Sergey Lagodinsky is a German lawyer, author, and member of the European Parliament (Greens/EFA). He is chair of the European Parliament’s Delegation to the EU-Türkiye Joint Parliamentary Committee and the Greens/EFA spokesperson for EU-Türkiye and EU-Russia relations. He is also first vice-chair of the Committee on Legal Affairs and works for the Committee on Foreign Affairs as well as the Committee on Civil Liberties, Justice, and Home Affairs. 

   

Dr. Lagodinsky studied law in Göttingen and public administration at Harvard University. From 2003 to 2008, he served as program director and later as consultant to the Berlin office of the American Jewish Committee. He then worked as a lawyer at Orrick, Herrington & Sutcliffe, LLP. From 2012 until joining the European Parliament in 2019, he was director of the department Europe/North America of the Heinrich Böll Foundation. Lagodinsky is a regular guest and commentator in numerous media outlets. 

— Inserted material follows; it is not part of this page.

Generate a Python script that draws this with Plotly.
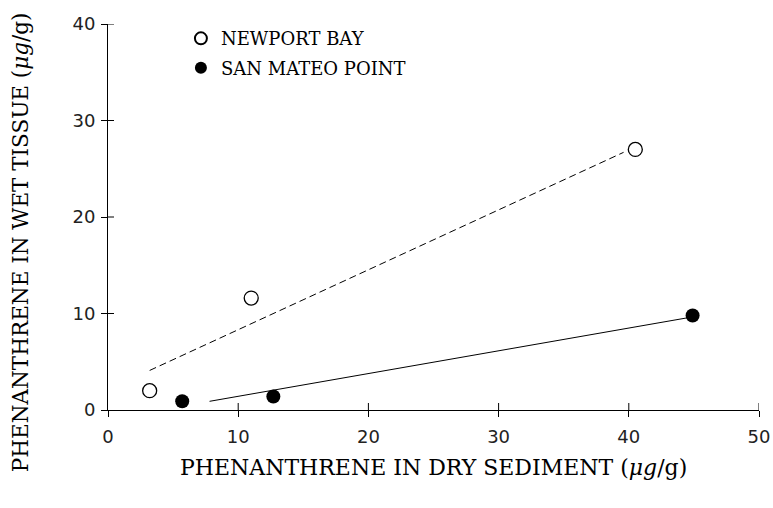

Brussels Forum Session: Night Owl: The Future of Russia- Potential Scenarios and Their Implications for  International Security

Julia Ioffe is a founding partner and Washington correspondent at Puck News. Previously, Ioffe was a US politics, national security, and foreign policy reporter for The Atlantic. Prior to 2017, she was a contributing writer at Politico magazine, where she covered the 2016 election, a contributor at Huffington Post’s Highline, and a columnist at Foreign Policy. She was a senior editor at The New Republic from 2012 to 2014, and a Moscow-based correspondent for Foreign Policy and the New Yorker. Ioffe has twice been a finalist for the Livingston Award : for a 2013 profile of Senator Rand Paul and a 2011 piece on Russian opposition leader Alexei Navalny. In 2009, she received a Fulbright scholarship to live and work in Russia. 

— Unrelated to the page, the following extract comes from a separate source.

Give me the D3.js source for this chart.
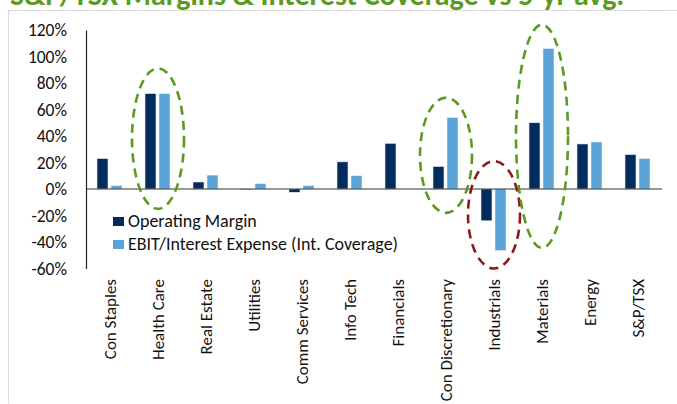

Brussels Forum Session: Opening Dinner: A Shared Cause, A Meal Shared—Voices from the Region

John Hewko is the general secretary and chief executive officer of Rotary International and The Rotary Foundation. 

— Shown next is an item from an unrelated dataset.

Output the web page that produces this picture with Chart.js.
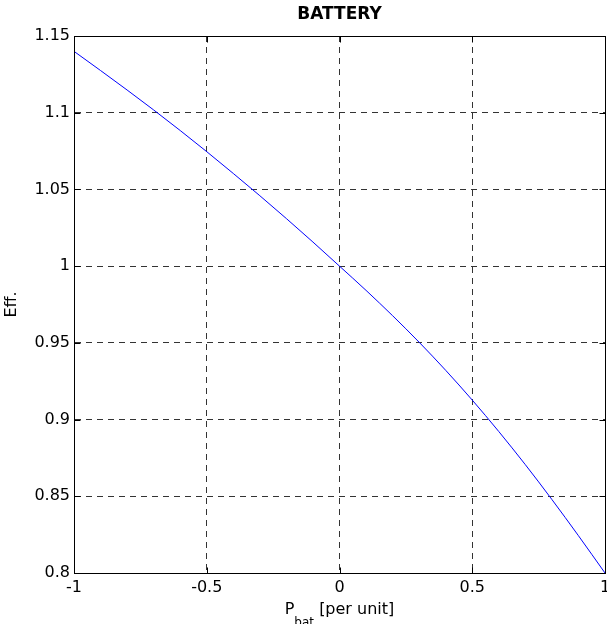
<!doctype html>
<html lang="en">
<head>
<meta charset="utf-8" />
<title>BATTERY</title>
<script src="https://cdn.jsdelivr.net/npm/chart.js@4"></script>
<style>
  html, body { margin: 0; padding: 0; background: #fff; }
</style>
</head>
<body>
<canvas id="chart" width="607" height="624"></canvas>
<script>
// values
const pBat = [-1, -0.9, -0.8, -0.7, -0.6, -0.5, -0.4, -0.3, -0.2, -0.1, 0,
              0.1, 0.2, 0.3, 0.4, 0.5, 0.6, 0.7, 0.8, 0.9, 1];
const eff = [1.1400, 1.1275, 1.1148, 1.1018, 1.0884, 1.0746, 1.0604, 1.0459, 1.0310, 1.0157, 1.0000,
             0.9842, 0.9677, 0.9504, 0.9321, 0.9127, 0.8922, 0.8706, 0.8479, 0.8243, 0.8000];

const xTicks = [-1, -0.5, 0, 0.5, 1];
const xTickLabels = ["-1", "-0.5", "0", "0.5", "1"];
const yTicks = [0.8, 0.85, 0.9, 0.95, 1, 1.05, 1.1, 1.15];
const yTickLabels = ["0.8", "0.85", "0.9", "0.95", "1", "1.05", "1.1", "1.15"];

const FONT = "'DejaVu Sans', sans-serif";

// top/right box edges and MATLAB-style inward tick marks
const frame = {
  id: "frame",
  afterDatasetsDraw(chart) {
    const { ctx, chartArea: a, scales: { x, y } } = chart;
    const L = Math.round(a.left) + 0.5, R = Math.round(a.right) + 0.5;
    const T = Math.round(a.top) + 0.5, B = Math.round(a.bottom) + 0.5;
    ctx.save();
    ctx.strokeStyle = "#000";
    ctx.lineWidth = 1;
    ctx.setLineDash([]);
    ctx.beginPath();
    ctx.moveTo(L, B); ctx.lineTo(L, T); ctx.lineTo(R, T); ctx.lineTo(R, B); ctx.lineTo(L, B);
    for (const v of xTicks) {
      const px = Math.round(x.getPixelForValue(v)) + 0.5;
      ctx.moveTo(px, B); ctx.lineTo(px, B - 6);
      ctx.moveTo(px, T); ctx.lineTo(px, T + 6);
    }
    for (const v of yTicks) {
      const py = Math.round(y.getPixelForValue(v)) + 0.5;
      ctx.moveTo(L, py); ctx.lineTo(L + 6, py);
      ctx.moveTo(R, py); ctx.lineTo(R - 6, py);
    }
    ctx.stroke();
    ctx.restore();
  },
  afterDraw(chart) {
    // x axis label with subscript: P_bat [per unit]
    const { ctx, chartArea: a } = chart;
    ctx.save();
    ctx.fillStyle = "#000";
    ctx.textBaseline = "alphabetic";
    const big = "16px " + FONT, small = "12px " + FONT;
    ctx.font = big; const w1 = ctx.measureText("P").width; const w3 = ctx.measureText(" [per unit]").width;
    ctx.font = small; const w2 = ctx.measureText("bat").width;
    let xx = (a.left + a.right) / 2 - (w1 + w2 + w3) / 2;
    const base = 614;
    ctx.font = big; ctx.fillText("P", xx, base); xx += w1;
    ctx.font = small; ctx.fillText("bat", xx, base + 11.5); xx += w2;
    ctx.font = big; ctx.fillText(" [per unit]", xx, base);
    ctx.restore();
  },
};

new Chart(document.getElementById("chart"), {
  type: "line",
  data: {
    datasets: [{
      data: pBat.map((p, i) => ({ x: p, y: eff[i] })),
      borderColor: "#0000ff",
      borderWidth: 1,
      pointRadius: 0,
      cubicInterpolationMode: "monotone",
      fill: false,
    }],
  },
  options: {
    responsive: false,
    animation: false,
    devicePixelRatio: 1,
    layout: { padding: { left: 0, right: 2, top: 0, bottom: 0 } },
    plugins: {
      legend: { display: false },
      tooltip: { enabled: false },
      title: {
        display: true,
        text: "BATTERY",
        fullSize: false,
        color: "#000",
        font: { family: FONT, size: 17, weight: "bold", lineHeight: 1.2 },
        padding: { top: 4.8, bottom: 10.8 },
      },
    },
    scales: {
      x: {
        type: "linear",
        min: -1, max: 1,
        afterBuildTicks: (s) => { s.ticks = xTicks.map((v) => ({ value: v })); },
        afterFit: (s) => { s.height = 51; s.paddingLeft = 0; s.paddingRight = 0; },
        ticks: {
          color: "#000",
          padding: 5,
          maxRotation: 0,
          font: { family: FONT, size: 16 },
          callback: (v, i) => xTickLabels[i],
        },
        grid: { color: "#333", lineWidth: 1, drawTicks: false },
        border: { color: "#000", width: 1, dash: [6, 5] },
      },
      y: {
        type: "linear",
        min: 0.8, max: 1.15,
        afterBuildTicks: (s) => { s.ticks = yTicks.map((v) => ({ value: v })); },
        afterFit: (s) => { s.width = 74; s.paddingTop = 0; s.paddingBottom = 0; },
        ticks: {
          color: "#000",
          padding: 4,
          font: { family: FONT, size: 16 },
          callback: (v, i) => yTickLabels[i],
        },
        grid: { color: "#333", lineWidth: 1, drawTicks: false },
        border: { color: "#000", width: 1, dash: [6, 5] },
        title: {
          display: true,
          text: "Eff.",
          color: "#000",
          font: { family: FONT, size: 16, lineHeight: 1.2 },
          padding: { top: 2.5, bottom: 0 },
        },
      },
    },
  },
  plugins: [frame],
});
</script>
</body>
</html>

Hewko previously served as vice president for operations and compact development for the Millennium Challenge Corporation (MCC), a US government agency established in 2004 to deliver foreign assistance to the world’s poorest countries. At MCC, he completed the negotiation of assistance agreements totaling $6.3 billion to 18 countries for infrastructure, agriculture, water and sanitation, health, and education projects. 

Prior to joining MCC, Hewko was an international partner with the law firm Baker McKenzie, specializing in international corporate transactions in emerging markets. He helped establish the firm’s Moscow office and was the managing partner of its offices in Kyiv and Prague. 

While working in Ukraine in the early 1990s, Hewko assisted the working group that prepared the initial draft of the new Ukrainian post-Soviet constitution and was a charter member of the first Rotary club in Kyiv. 

Hewko has been a public policy scholar at the Woodrow Wilson International Center for Scholars, an adjunct professor of law at Georgetown University, and a visiting scholar at the Carnegie Endowment for International Peace. He has published papers and articles in leading US and international publications and has spoken extensively on political and business issues dealing with the former Soviet Union, Central Europe, Africa, and Latin America. He is also a member of the Council of Foreign Relations. 

Hewko holds a law degree from Harvard University, a master’s in modern history from Oxford University (where he studied as a Marshall Scholar), and a bachelor’s in government and Soviet studies from Hamilton College in New York.